I promise I’ll get to The Drama (and the drama surrounding it). But first, quick question: have you ever seen the original theatrical trailer for Carrie? If you haven’t, you should. I’m gonna put it right here. Give it a watch. I promise this will all come together.
So that’s really somethin’, huh? Occasionally, when a reader or a fellow critic or a film publicist gets all tied up in knots about “spoilers,” I think about the Carrie trailer — specifically, how it shows a substantial portion of the climax of the movie, in vivid detail, without apology. You wanna know what’s in this movie? it seems to ask. HERE is what’s in this movie.
I typically gravitate to the Carrie trailer because it’s one of the most obvious examples, but to be clear: this was not unusual in 20th century cinema. Reviews and trailers typically gave away the entire start-to-finish narrative, and why not; theatrical exhibition was a totally different ballgame then, with movies running in all-day loops, between second halves of double features, cartoons, shorts, newsreels, and so on. It wasn’t that people never paid attention to when movies started, or make an effort to watch from the beginning, but it was no big deal to wander in during the picture, watch it to the end, watch the other things, and start it over; hence the expression, “this is where we came in.”
But the tide began to turn with Psycho. Alfred Hitchcock was so protective of the shocking, unexpected murder of Janet Leigh a third of the way through the film that he demanded theaters enforce a strict policy allowing no one to enter once the movie had begun; in order to keep its secrets, he didn’t screen it for pressing, forcing them to attend regular public screenings. Exhibitors initially resisted the late entrance policy, fearing it would keep viewers away. The opposite happened; the secrecy became part of the marketing campaign, and increased viewer interest in the picture. Audiences wanted to know: what exactly were they hiding?
Which brings us to The Drama, the new Zendaya/Robert Pattinson vehicle from writer/director Kristoffer Borgli (Dream Scenario). If you’ve been paying attention, you have probably heard that the film has a big twist, which film critics, influencers, and other early viewers are being politely asked not to reveal in their reviews and social media posts. This is not unusual in our spoiler-obsessed age, in which, more often than not, it feels that anything beyond the barest minimum of plot description will prompt loud and gnarly gnashing of teeth.

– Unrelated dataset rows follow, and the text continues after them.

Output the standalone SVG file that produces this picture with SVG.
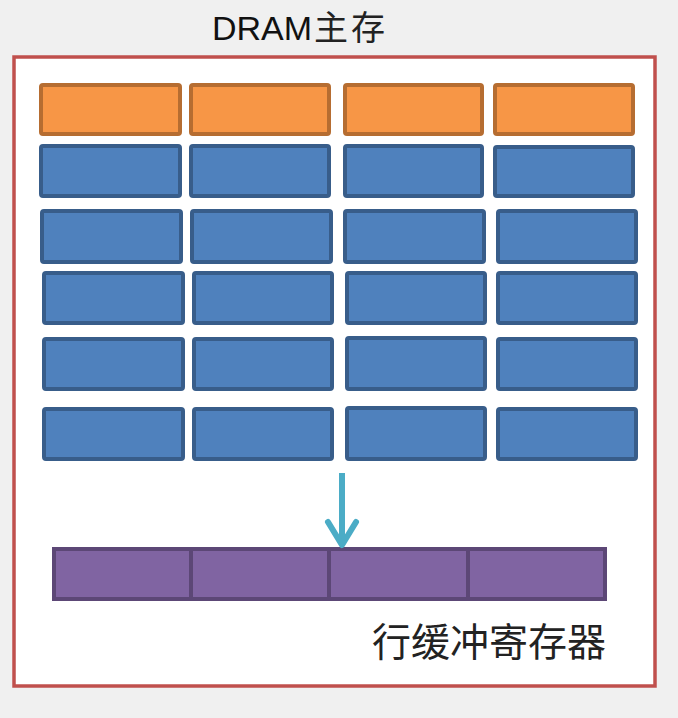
<svg xmlns="http://www.w3.org/2000/svg" width="678" height="718" viewBox="0 0 678 718">
<style>
.o{fill:#f79646;stroke:#b66d31;stroke-width:4}
.b{fill:#4f81bd;stroke:#385d8a;stroke-width:4}
.p{fill:#8064a2;stroke:#5c4776;stroke-width:4}
.t{font-family:"Liberation Sans","Noto Sans CJK SC",sans-serif;fill:#111}
.c{font-family:"Noto Sans CJK SC",sans-serif;fill:#222}
</style>
<rect width="678" height="718" fill="#f0f0f0"/>
<g id="frame">
<rect x="14" y="57" width="641" height="629" fill="#ffffff" stroke="#c0504d" stroke-width="3.5"/>
</g>
<g id="title"><text class="t" x="212" y="40" font-size="34">DRAM<tspan class="c" font-size="34" dx="2" letter-spacing="3">主存</tspan></text></g>
<g id="row1">
<rect class="o" x="41" y="85" width="139" height="49" rx="2"/>
<rect class="o" x="191" y="85" width="138" height="49" rx="2"/>
<rect class="o" x="345" y="85" width="137" height="49" rx="2"/>
<rect class="o" x="495" y="85" width="138" height="49" rx="2"/>
</g>
<g id="row2">
<rect class="b" x="41" y="146" width="139" height="50" rx="2"/>
<rect class="b" x="191" y="146" width="138" height="50" rx="2"/>
<rect class="b" x="345" y="146" width="137" height="50" rx="2"/>
<rect class="b" x="495" y="147" width="138" height="49" rx="2"/>
</g>
<g id="row3">
<rect class="b" x="42" y="211" width="139" height="51" rx="2"/>
<rect class="b" x="192" y="211" width="139" height="51" rx="2"/>
<rect class="b" x="345" y="211" width="139" height="51" rx="2"/>
<rect class="b" x="498" y="211" width="138" height="51" rx="2"/>
</g>
<g id="row4">
<rect class="b" x="44" y="273" width="139" height="50" rx="2"/>
<rect class="b" x="194" y="273" width="138" height="50" rx="2"/>
<rect class="b" x="347" y="273" width="138" height="50" rx="2"/>
<rect class="b" x="498" y="273" width="138" height="50" rx="2"/>
</g>
<g id="row5">
<rect class="b" x="44" y="339" width="139" height="50" rx="2"/>
<rect class="b" x="194" y="339" width="138" height="50" rx="2"/>
<rect class="b" x="347" y="338" width="138" height="51" rx="2"/>
<rect class="b" x="498" y="339" width="138" height="50" rx="2"/>
</g>
<g id="row6">
<rect class="b" x="44" y="409" width="139" height="50" rx="2"/>
<rect class="b" x="194" y="409" width="138" height="50" rx="2"/>
<rect class="b" x="347" y="408" width="138" height="51" rx="2"/>
<rect class="b" x="498" y="409" width="138" height="50" rx="2"/>
</g>
<g id="row-buffer">
<rect class="p" x="54" y="549" width="137" height="50"/>
<rect class="p" x="191" y="549" width="138" height="50"/>
<rect class="p" x="329" y="549" width="139" height="50"/>
<rect class="p" x="468" y="549" width="137" height="50"/>
</g>
<g id="connectors">
<line x1="342" y1="473" x2="342" y2="543" stroke="#4bacc6" stroke-width="6"/>
<polyline points="328,522 342,545 356,522" fill="none" stroke="#4bacc6" stroke-width="6" stroke-linejoin="round" stroke-linecap="round"/>
</g>
<g id="label"><text class="c" x="372" y="656" font-size="39">行缓冲寄存器</text></g>
</svg>
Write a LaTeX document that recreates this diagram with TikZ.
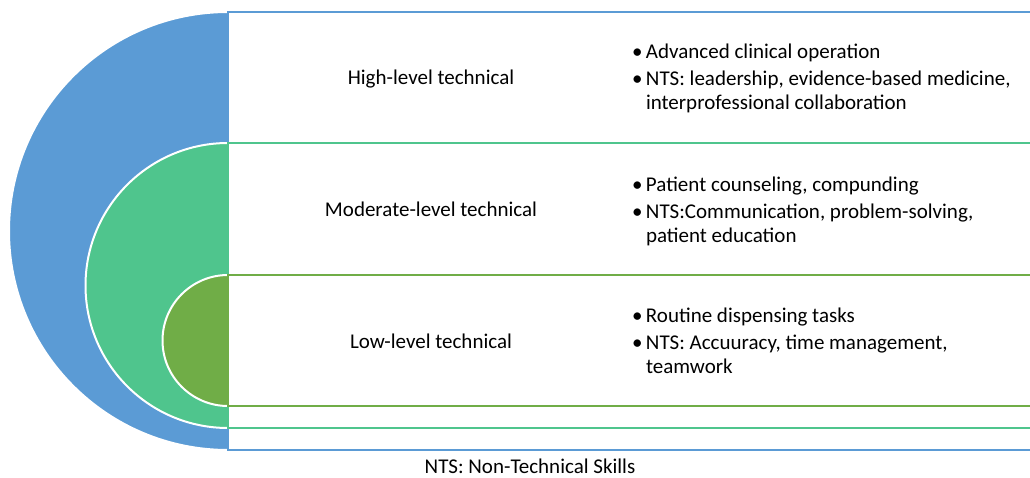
\documentclass[tikz,border=0pt]{standalone}
\usepackage{fontspec}
\setmainfont{Carlito}
\definecolor{blueband}{HTML}{5B9BD5}
\definecolor{midgreen}{HTML}{4FC58D}
\definecolor{darkgreen}{HTML}{70AD47}
\newcommand{\bulitem}[1]{\makebox[12pt][l]{\hspace*{-2pt}•}#1}
\newcommand{\hang}{\hspace*{12pt}}
\newcommand{\skillrows}[3]{\begin{tabular}[t]{@{}l@{}}\bulitem{#1}\\[3pt]\bulitem{#2}\\\hang #3\end{tabular}}
\begin{document}
\begin{tikzpicture}[x=1pt,y=-1pt,
  every node/.style={inner sep=0pt, outer sep=0pt, font=\fontsize{21}{24}\selectfont},
  half/.style={line width=2pt, draw=white},
  band/.style={line width=2.2pt},
  level/.style={anchor=base},
  items/.style={anchor=base west}]
\useasboundingbox (0,0) rectangle (1030,478);
% nested half discs
\filldraw[half, fill=blueband] (228,450) arc (90:270:219) -- cycle;
\filldraw[half, fill=midgreen] (228,428) arc (90:270:142.5) -- cycle;
\filldraw[half, fill=darkgreen] (228,406) arc (90:270:65.5) -- cycle;
% level bands
\draw[band, blueband] (1040,12) -- (228,12) -- (228,450) -- (1040,450);
\draw[band, midgreen] (1040,143) -- (228,143) -- (228,428) -- (1040,428);
\draw[band, darkgreen] (1040,275) -- (228,275) -- (228,406) -- (1040,406);
% level labels
\node[level] (high) at (431,85) {High-level technical};
\node[level] (mod) at (431,217) {Moderate-level technical};
\node[level] (low) at (431,348) {Low-level technical};
% skill lists
\node[items] (highitems) at (634,59) {\skillrows{Advanced clinical operation}
  {NTS: leadership, evidence-based medicine,}{interprofessional collaboration}};
\node[items] (moditems) at (634,192) {\skillrows{Patient counseling, compunding}
  {NTS:Communication, problem-solving,}{patient education}};
\node[items] (lowitems) at (634,322) {\skillrows{Routine dispensing tasks}
  {NTS: Accuuracy, time management,}{teamwork}};
% footnote
\node[level] (note) at (530,473) {NTS: Non-Technical Skills};
\end{tikzpicture}
\end{document}
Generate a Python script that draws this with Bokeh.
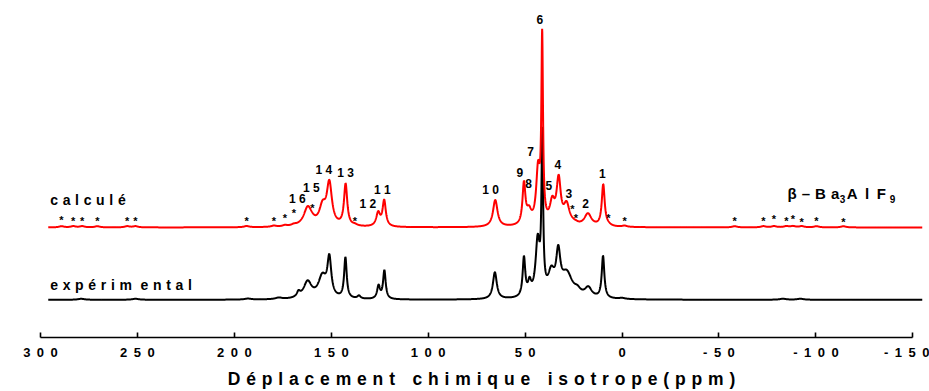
import numpy as np
from bokeh.plotting import figure
from bokeh.models import Range1d, FixedTicker
from bokeh.core.properties import value
from bokeh.embed import file_html
from bokeh.resources import INLINE

FONT = "Liberation Sans"

# ---- calculated spectrum (beta-Ba3AlF9): Lorentzian lines ----
calc_ppm = [162.1, 154.5, 151.0, 142.6, 125.8, 122.7, 65.4, 50.6, 48.0, 43.3,
            41.2, 36.0, 32.7, 28.6, 17.6, 9.7]
calc_amp = [19.0, 18.0, 42.0, 42.0, 13.5, 26.0, 27.0, 41.0, 12.6, 54.0,
            183.0, 21.0, 44.5, 20.0, 12.5, 42.0]
calc_hw = [2.5, 2.0, 1.6, 1.0, 1.2, 1.0, 1.4, 0.9, 1.5, 1.2,
           0.5, 1.5, 1.3, 1.8, 2.2, 0.9]
peak_names = ["16", "15", "14", "13", "12", "11", "10", "9", "8", "7",
              "6", "5", "4", "3", "2", "1"]

# spinning sidebands of the calculated spectrum (marked with *)
sb_ppm = [289.2, 283.1, 278.5, 270.7, 255.3, 251.0, 193.7, 179.6, 173.9,
          169.3, 159.8, 137.8, 25.6, 23.8, 7.1, -1.3, -58.1, -72.9, -78.4,
          -84.8, -88.2, -92.7, -100.3, -114.2]
sb_amp = [1.2] * len(sb_ppm)
sb_mark_h = [7.2, 7.0, 7.0, 7.0, 7.0, 7.0, 7.0, 7.0, 9.8, 14.8, 19.2, 6.5,
             18.2, 9.8, 9.8, 7.0, 6.8, 6.8, 8.2, 6.8, 8.5, 5.5, 6.8, 5.5]

# ---- experimental spectrum ----
exp_ppm = [177.1, 166.9, 162.2, 154.6, 151.0, 142.7, 135.7, 125.6, 122.6,
           65.6, 50.6, 47.7, 43.5, 41.15, 36.5, 32.9, 28.5, 23.0, 17.4, 9.8,
           279.0, 251.0, 193.0, 0.0, -83.0, -92.0]
exp_amp = [1.5, 5.0, 16.8, 21.5, 38.0, 41.0, 3.0, 13.0, 28.6,
           27.0, 39.3, 12.8, 55.0, 155.0, 22.0, 39.0, 24.0, 5.0, 9.8, 42.4,
           1.0, 1.0, 1.0, 1.0, 1.0, 1.0]
exp_hw = [2.0, 1.0, 2.5, 2.5, 1.2, 0.8, 1.0, 0.9, 0.8,
          1.2, 0.8, 1.0, 1.3, 0.5, 2.0, 1.3, 3.5, 2.0, 2.2, 0.8,
          2.0, 2.0, 2.0, 2.0, 2.0, 2.0]

# peak number label anchors (ppm, height above the calculated baseline)
label_ppm = [167.5, 160.3, 153.8, 142.6, 131.1, 123.7, 67.8, 52.7, 48.2, 47.2,
             42.4, 37.7, 33.1, 27.4, 18.8, 10.2]
label_h = [28.3, 40.0, 58.3, 54.7, 24.0, 38.3, 38.3, 55.7, 44.0, 76.3,
           210.0, 42.3, 64.0, 34.0, 24.0, 54.7]

ticks = [300, 250, 200, 150, 100, 50, 0, -50, -100, -150]

CALC_BASE = 111.0   # vertical offset of the calculated trace
EXP_BASE = 38.0     # vertical offset of the experimental trace

x = np.linspace(296.0, -155.0, 5000)


def lorentz_sum(centres, amps, widths):
    y = np.zeros_like(x)
    for c, a, w in zip(centres, amps, widths):
        y += a * w ** 2 / ((x - c) ** 2 + w ** 2)
    return y


calc_y = CALC_BASE + lorentz_sum(calc_ppm + sb_ppm, calc_amp + sb_amp,
                                 calc_hw + [1.5] * len(sb_ppm))
exp_y = EXP_BASE + lorentz_sum(exp_ppm, exp_amp, exp_hw)


def spaced(s, sep):
    return sep.join(list(s))


p = figure(width=929, height=391, x_range=Range1d(300, -155),
           y_range=Range1d(0, 340), output_backend="svg",
           toolbar_location=None, y_axis_location=None,
           min_border_left=40, min_border_right=7, min_border_top=0,
           min_border_bottom=51)
p.outline_line_color = None
p.xgrid.visible = False
p.ygrid.visible = False
p.background_fill_color = "white"
p.border_fill_color = "white"

ax = p.xaxis[0]
ax.bounds = (-150, 300)
ax.ticker = FixedTicker(ticks=ticks)
ax.major_label_overrides = {t: spaced(str(t), "\u2002") for t in ticks}
ax.major_tick_in = 5
ax.major_tick_out = 0
ax.minor_tick_line_color = None
ax.axis_line_width = 1.6
ax.major_tick_line_width = 1.6
ax.axis_line_color = "black"
ax.major_tick_line_color = "black"
ax.major_label_text_font = FONT
ax.major_label_text_font_style = "bold"
ax.major_label_text_font_size = "13px"
ax.major_label_text_color = "black"
ax.major_label_standoff = 7
ax.axis_label = "\u2003".join(spaced(w, "\u2004") for w in
                              ["Déplacement", "chimique", "isotrope(ppm)"])
ax.axis_label_text_font = FONT
ax.axis_label_text_font_style = "bold"
ax.axis_label_text_font_size = "17.5px"
ax.axis_label_text_color = "black"
ax.axis_label_standoff = 6

# traces: experimental underneath, calculated on top
p.line(x, exp_y, line_color="black", line_width=2)
p.line(x, calc_y, line_color="#ff0000", line_width=2)

# peak numbers
p.text(label_ppm, [CALC_BASE + h for h in label_h],
       text=[spaced(n, " ") for n in peak_names],
       text_font=value(FONT), text_font_style="bold",
       text_font_size="12px", text_color="black",
       text_align="center", text_baseline="middle")

# sideband markers
p.text(sb_ppm, [CALC_BASE + h for h in sb_mark_h], text=["*"] * len(sb_ppm),
       text_font=value(FONT), text_font_style="bold",
       text_font_size="11px", text_color="black",
       text_align="center", text_baseline="middle")

# trace names
p.text([295.0], [CALC_BASE + 28.0], text=[spaced("calculé", "\u2004")],
       text_font=value(FONT), text_font_style="bold", text_font_size="14px",
       text_color="black", text_align="left", text_baseline="middle")
p.text([295.0], [EXP_BASE + 15.3],
       text=[spaced("expérim", "\u2004") + "\u2004 " + spaced("ental", "\u2004")],
       text_font=value(FONT), text_font_style="bold", text_font_size="14px",
       text_color="black", text_align="left", text_baseline="middle")

# compound name with subscripts
name_parts = [("β\u2004–\u2004B\u2004a", -85.4, 145.0, "15px"),
              ("3", -112.3, 140.0, "10px"),
              ("A\u2002l\u2002F", -115.9, 145.0, "15px"),
              ("9", -138.1, 140.0, "10px")]
for txt, px, py, fs in name_parts:
    p.text([px], [py], text=[txt],
           text_font=value(FONT), text_font_style="bold",
           text_font_size=fs, text_color="black",
           text_align="left", text_baseline="middle")

open("out.html", "w").write(file_html(p, INLINE))
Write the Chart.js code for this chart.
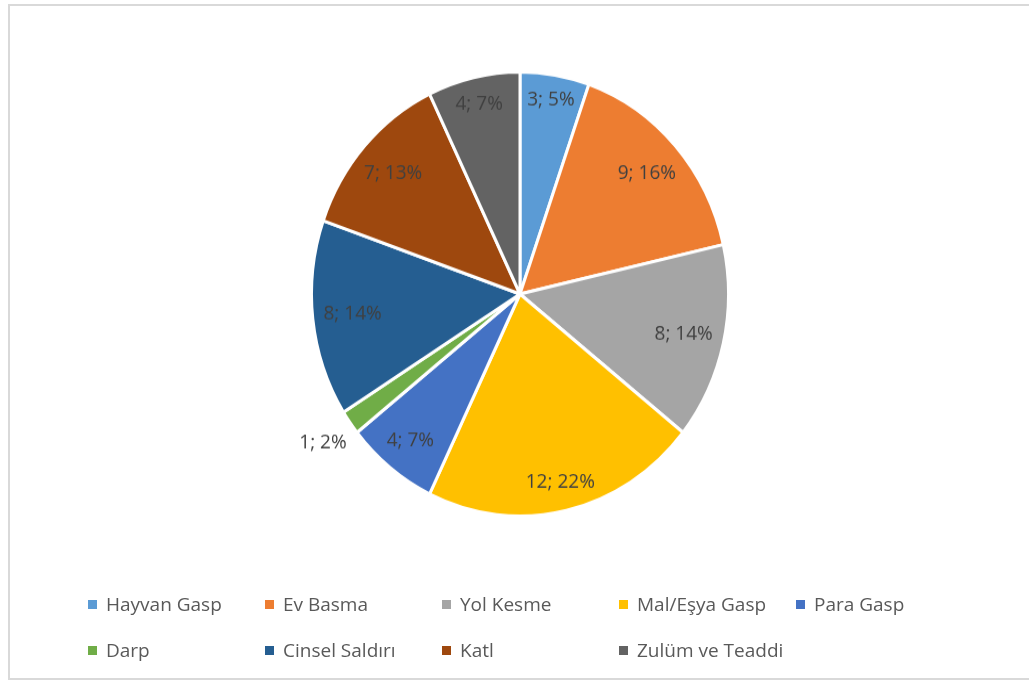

Here’s the problem, though: it’s not a “twist” in any traditional sense, in the manner of The Usual Suspects or The Sixth Sense or any of the go-to movies wherein a vital piece of information is withheld until the closing moments, changing the entire text and subtext of what’s come before. This exposition is revealed roughly fifteen minutes into the movie, as about-to-be-wed Emma (Zendaya) and Charlie (Pattinson) are polishing off one too many bottles of wine at their menu tasting dinner with her maid of honor (Alana Haim) and his best man (Mamoudou Athie). The conversation turns toward the topic of the worst thing each of them has ever done, which they go around the table and admit, and when they get to Emma’s, well, hers is a whopper.

And this is the point at which we are asked to close down the summaries and reveal no more, lest we spoil the twist. But, again, it’s not a twist; it’s the plot, the inciting event upon which the entire remainder of the narrative hinges. It’s like being asked to review Fatal Attraction with the caveat of not revealing that Michael Douglas has an affair.
And so, the critic is forced to make a choice: we can either bend ourselves into rhetorical and linguistic pretzels to avoid describing what the movie is about while still somehow describing how it is about it, allowing us to freely share our “spoiler-free” reviews and collect our clicks and stay in the good graces of A24, or we can slap a spoiler warning at the top and actually talk about the movie they made (rather than the one they’re promoting), but risk the understandable aversion of readers who don’t want to know more than what they’ve seen in the trailers, to say nothing of the ire of publicists whom we will rely upon in the future.
I am, of course, not privy to the conversations and strategy sessions that have taken place at A24 w/r/t The Drama, but I can hazard, I think, a pretty safe guess: they likely determined that the substance of Emma’s confession and therefore the subject of the movie they were tasked with selling would be so spectacularly off-putting, such an absolute no-way-no-how to potential viewers, that they had to keep it a secret — and that the most profitable strategy would be to make that secret part of the selling. (Hitch would be proud.)
So in other words, how I do my job has been determined by A24’s marketing department — as depressing a notion as I can imagine at any point in this profession, but particularly at this moment, when it’s all but impossible to make a living at it, when social media and its various participants are perpetually interloping upon it, when we’re being told that AI is going to do our job for us, when some critics are letting AI do their job for them, and when the access to upcoming releases that’s necessary to do the job properly is seemingly given and taken away on a series of inscrutable whims.
I would like to share my thoughts about The Drama, which is a thorny, thoughtful, provocative movie of impeccable craft and fine performances. But apparently, in this pocket between our Monday press screening and its Thursday night release, there is no sensible, uncompromised way to do that. Maybe another time!